[DIRECTIONS FOR THIS TASK]: Quote the listing below in its entirety, omitting every image.

== COLLECTED DATA ==

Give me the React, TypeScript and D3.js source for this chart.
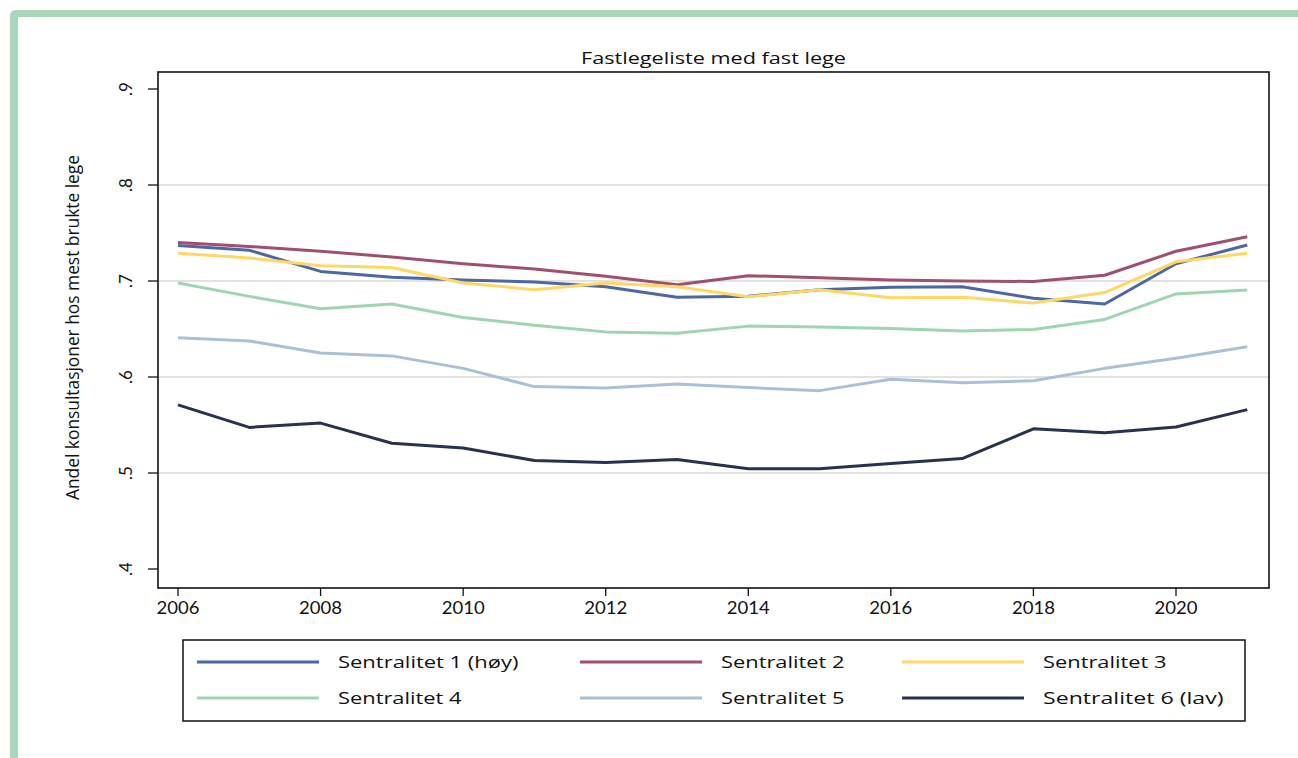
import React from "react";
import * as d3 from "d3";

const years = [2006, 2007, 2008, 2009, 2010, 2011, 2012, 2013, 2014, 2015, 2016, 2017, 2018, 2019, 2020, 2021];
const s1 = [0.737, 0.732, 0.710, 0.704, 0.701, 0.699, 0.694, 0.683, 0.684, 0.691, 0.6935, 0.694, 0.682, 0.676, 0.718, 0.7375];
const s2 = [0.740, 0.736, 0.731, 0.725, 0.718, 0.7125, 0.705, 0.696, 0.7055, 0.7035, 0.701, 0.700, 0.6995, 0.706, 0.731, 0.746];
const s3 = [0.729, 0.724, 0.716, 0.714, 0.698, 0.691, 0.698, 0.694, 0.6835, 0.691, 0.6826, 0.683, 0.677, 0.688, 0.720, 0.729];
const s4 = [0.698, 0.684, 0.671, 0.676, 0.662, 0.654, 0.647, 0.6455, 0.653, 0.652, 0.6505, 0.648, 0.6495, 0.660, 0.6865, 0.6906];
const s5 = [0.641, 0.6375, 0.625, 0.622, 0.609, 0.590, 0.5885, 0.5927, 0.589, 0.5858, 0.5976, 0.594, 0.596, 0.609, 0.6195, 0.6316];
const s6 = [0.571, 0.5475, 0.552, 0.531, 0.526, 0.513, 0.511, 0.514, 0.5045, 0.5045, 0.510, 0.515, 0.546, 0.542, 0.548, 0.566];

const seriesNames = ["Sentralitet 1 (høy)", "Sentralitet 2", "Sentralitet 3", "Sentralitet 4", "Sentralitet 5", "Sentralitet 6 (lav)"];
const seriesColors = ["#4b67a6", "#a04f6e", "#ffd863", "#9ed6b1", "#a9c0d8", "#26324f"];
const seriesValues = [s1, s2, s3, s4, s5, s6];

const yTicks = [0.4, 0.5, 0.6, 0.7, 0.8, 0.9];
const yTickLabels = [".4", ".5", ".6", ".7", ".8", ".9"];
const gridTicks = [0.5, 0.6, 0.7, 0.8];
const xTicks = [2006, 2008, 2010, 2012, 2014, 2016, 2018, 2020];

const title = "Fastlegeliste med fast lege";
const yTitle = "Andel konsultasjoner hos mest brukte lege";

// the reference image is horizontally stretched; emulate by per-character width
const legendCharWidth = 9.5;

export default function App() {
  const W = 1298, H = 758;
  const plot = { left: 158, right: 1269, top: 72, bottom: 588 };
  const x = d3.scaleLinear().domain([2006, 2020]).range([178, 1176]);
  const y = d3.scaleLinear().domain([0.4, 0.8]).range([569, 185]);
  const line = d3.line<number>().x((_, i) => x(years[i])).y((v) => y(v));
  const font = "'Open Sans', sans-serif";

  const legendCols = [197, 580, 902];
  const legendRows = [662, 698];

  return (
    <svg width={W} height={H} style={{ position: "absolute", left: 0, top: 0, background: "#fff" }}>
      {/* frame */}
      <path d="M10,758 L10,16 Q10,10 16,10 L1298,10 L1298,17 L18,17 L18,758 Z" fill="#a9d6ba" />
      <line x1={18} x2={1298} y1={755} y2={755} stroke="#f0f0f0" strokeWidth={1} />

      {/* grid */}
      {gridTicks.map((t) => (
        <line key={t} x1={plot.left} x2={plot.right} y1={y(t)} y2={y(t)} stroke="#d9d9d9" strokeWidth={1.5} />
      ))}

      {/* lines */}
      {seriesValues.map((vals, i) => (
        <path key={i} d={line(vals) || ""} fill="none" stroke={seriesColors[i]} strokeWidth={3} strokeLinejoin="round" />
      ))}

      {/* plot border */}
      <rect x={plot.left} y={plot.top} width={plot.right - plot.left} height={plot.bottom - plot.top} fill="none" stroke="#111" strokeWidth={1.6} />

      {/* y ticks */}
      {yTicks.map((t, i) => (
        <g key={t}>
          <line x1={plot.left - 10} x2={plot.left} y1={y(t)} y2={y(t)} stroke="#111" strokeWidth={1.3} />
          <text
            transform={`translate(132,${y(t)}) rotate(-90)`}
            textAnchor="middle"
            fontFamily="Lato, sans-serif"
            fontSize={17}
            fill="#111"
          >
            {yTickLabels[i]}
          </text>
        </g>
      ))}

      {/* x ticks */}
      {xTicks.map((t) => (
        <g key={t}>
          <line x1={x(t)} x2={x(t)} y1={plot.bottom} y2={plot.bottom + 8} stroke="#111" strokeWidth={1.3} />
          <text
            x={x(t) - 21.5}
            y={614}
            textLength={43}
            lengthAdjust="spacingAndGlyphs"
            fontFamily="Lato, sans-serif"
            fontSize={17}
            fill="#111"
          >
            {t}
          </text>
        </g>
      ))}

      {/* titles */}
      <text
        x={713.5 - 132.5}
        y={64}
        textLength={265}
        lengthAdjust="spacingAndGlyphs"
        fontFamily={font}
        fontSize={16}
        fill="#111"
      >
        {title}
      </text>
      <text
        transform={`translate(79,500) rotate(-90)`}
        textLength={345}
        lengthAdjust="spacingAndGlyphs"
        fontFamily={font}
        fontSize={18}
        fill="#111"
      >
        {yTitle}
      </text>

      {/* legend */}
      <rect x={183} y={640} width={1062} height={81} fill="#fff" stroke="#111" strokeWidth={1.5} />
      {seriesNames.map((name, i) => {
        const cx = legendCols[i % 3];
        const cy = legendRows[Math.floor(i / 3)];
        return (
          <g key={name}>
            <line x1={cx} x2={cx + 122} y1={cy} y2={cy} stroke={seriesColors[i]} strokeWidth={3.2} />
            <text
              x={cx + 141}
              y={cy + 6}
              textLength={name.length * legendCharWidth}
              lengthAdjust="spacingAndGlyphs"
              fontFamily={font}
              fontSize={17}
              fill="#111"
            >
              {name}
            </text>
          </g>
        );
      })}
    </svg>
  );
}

===

[TASK SOLUTION]:
Give me the React, TypeScript and D3.js source for this chart.
import React from "react";
import * as d3 from "d3";

const years = [2006, 2007, 2008, 2009, 2010, 2011, 2012, 2013, 2014, 2015, 2016, 2017, 2018, 2019, 2020, 2021];
const s1 = [0.737, 0.732, 0.710, 0.704, 0.701, 0.699, 0.694, 0.683, 0.684, 0.691, 0.6935, 0.694, 0.682, 0.676, 0.718, 0.7375];
const s2 = [0.740, 0.736, 0.731, 0.725, 0.718, 0.7125, 0.705, 0.696, 0.7055, 0.7035, 0.701, 0.700, 0.6995, 0.706, 0.731, 0.746];
const s3 = [0.729, 0.724, 0.716, 0.714, 0.698, 0.691, 0.698, 0.694, 0.6835, 0.691, 0.6826, 0.683, 0.677, 0.688, 0.720, 0.729];
const s4 = [0.698, 0.684, 0.671, 0.676, 0.662, 0.654, 0.647, 0.6455, 0.653, 0.652, 0.6505, 0.648, 0.6495, 0.660, 0.6865, 0.6906];
const s5 = [0.641, 0.6375, 0.625, 0.622, 0.609, 0.590, 0.5885, 0.5927, 0.589, 0.5858, 0.5976, 0.594, 0.596, 0.609, 0.6195, 0.6316];
const s6 = [0.571, 0.5475, 0.552, 0.531, 0.526, 0.513, 0.511, 0.514, 0.5045, 0.5045, 0.510, 0.515, 0.546, 0.542, 0.548, 0.566];

const seriesNames = ["Sentralitet 1 (høy)", "Sentralitet 2", "Sentralitet 3", "Sentralitet 4", "Sentralitet 5", "Sentralitet 6 (lav)"];
const seriesColors = ["#4b67a6", "#a04f6e", "#ffd863", "#9ed6b1", "#a9c0d8", "#26324f"];
const seriesValues = [s1, s2, s3, s4, s5, s6];

const yTicks = [0.4, 0.5, 0.6, 0.7, 0.8, 0.9];
const yTickLabels = [".4", ".5", ".6", ".7", ".8", ".9"];
const gridTicks = [0.5, 0.6, 0.7, 0.8];
const xTicks = [2006, 2008, 2010, 2012, 2014, 2016, 2018, 2020];

const title = "Fastlegeliste med fast lege";
const yTitle = "Andel konsultasjoner hos mest brukte lege";

// the reference image is horizontally stretched; emulate by per-character width
const legendCharWidth = 9.5;

export default function App() {
  const W = 1298, H = 758;
  const plot = { left: 158, right: 1269, top: 72, bottom: 588 };
  const x = d3.scaleLinear().domain([2006, 2020]).range([178, 1176]);
  const y = d3.scaleLinear().domain([0.4, 0.8]).range([569, 185]);
  const line = d3.line<number>().x((_, i) => x(years[i])).y((v) => y(v));
  const font = "'Open Sans', sans-serif";

  const legendCols = [197, 580, 902];
  const legendRows = [662, 698];

  return (
    <svg width={W} height={H} style={{ position: "absolute", left: 0, top: 0, background: "#fff" }}>
      {/* frame */}
      <path d="M10,758 L10,16 Q10,10 16,10 L1298,10 L1298,17 L18,17 L18,758 Z" fill="#a9d6ba" />
      <line x1={18} x2={1298} y1={755} y2={755} stroke="#f0f0f0" strokeWidth={1} />

      {/* grid */}
      {gridTicks.map((t) => (
        <line key={t} x1={plot.left} x2={plot.right} y1={y(t)} y2={y(t)} stroke="#d9d9d9" strokeWidth={1.5} />
      ))}

      {/* lines */}
      {seriesValues.map((vals, i) => (
        <path key={i} d={line(vals) || ""} fill="none" stroke={seriesColors[i]} strokeWidth={3} strokeLinejoin="round" />
      ))}

      {/* plot border */}
      <rect x={plot.left} y={plot.top} width={plot.right - plot.left} height={plot.bottom - plot.top} fill="none" stroke="#111" strokeWidth={1.6} />

      {/* y ticks */}
      {yTicks.map((t, i) => (
        <g key={t}>
          <line x1={plot.left - 10} x2={plot.left} y1={y(t)} y2={y(t)} stroke="#111" strokeWidth={1.3} />
          <text
            transform={`translate(132,${y(t)}) rotate(-90)`}
            textAnchor="middle"
            fontFamily="Lato, sans-serif"
            fontSize={17}
            fill="#111"
          >
            {yTickLabels[i]}
          </text>
        </g>
      ))}

      {/* x ticks */}
      {xTicks.map((t) => (
        <g key={t}>
          <line x1={x(t)} x2={x(t)} y1={plot.bottom} y2={plot.bottom + 8} stroke="#111" strokeWidth={1.3} />
          <text
            x={x(t) - 21.5}
            y={614}
            textLength={43}
            lengthAdjust="spacingAndGlyphs"
            fontFamily="Lato, sans-serif"
            fontSize={17}
            fill="#111"
          >
            {t}
          </text>
        </g>
      ))}

      {/* titles */}
      <text
        x={713.5 - 132.5}
        y={64}
        textLength={265}
        lengthAdjust="spacingAndGlyphs"
        fontFamily={font}
        fontSize={16}
        fill="#111"
      >
        {title}
      </text>
      <text
        transform={`translate(79,500) rotate(-90)`}
        textLength={345}
        lengthAdjust="spacingAndGlyphs"
        fontFamily={font}
        fontSize={18}
        fill="#111"
      >
        {yTitle}
      </text>

      {/* legend */}
      <rect x={183} y={640} width={1062} height={81} fill="#fff" stroke="#111" strokeWidth={1.5} />
      {seriesNames.map((name, i) => {
        const cx = legendCols[i % 3];
        const cy = legendRows[Math.floor(i / 3)];
        return (
          <g key={name}>
            <line x1={cx} x2={cx + 122} y1={cy} y2={cy} stroke={seriesColors[i]} strokeWidth={3.2} />
            <text
              x={cx + 141}
              y={cy + 6}
              textLength={name.length * legendCharWidth}
              lengthAdjust="spacingAndGlyphs"
              fontFamily={font}
              fontSize={17}
              fill="#111"
            >
              {name}
            </text>
          </g>
        );
      })}
    </svg>
  );
}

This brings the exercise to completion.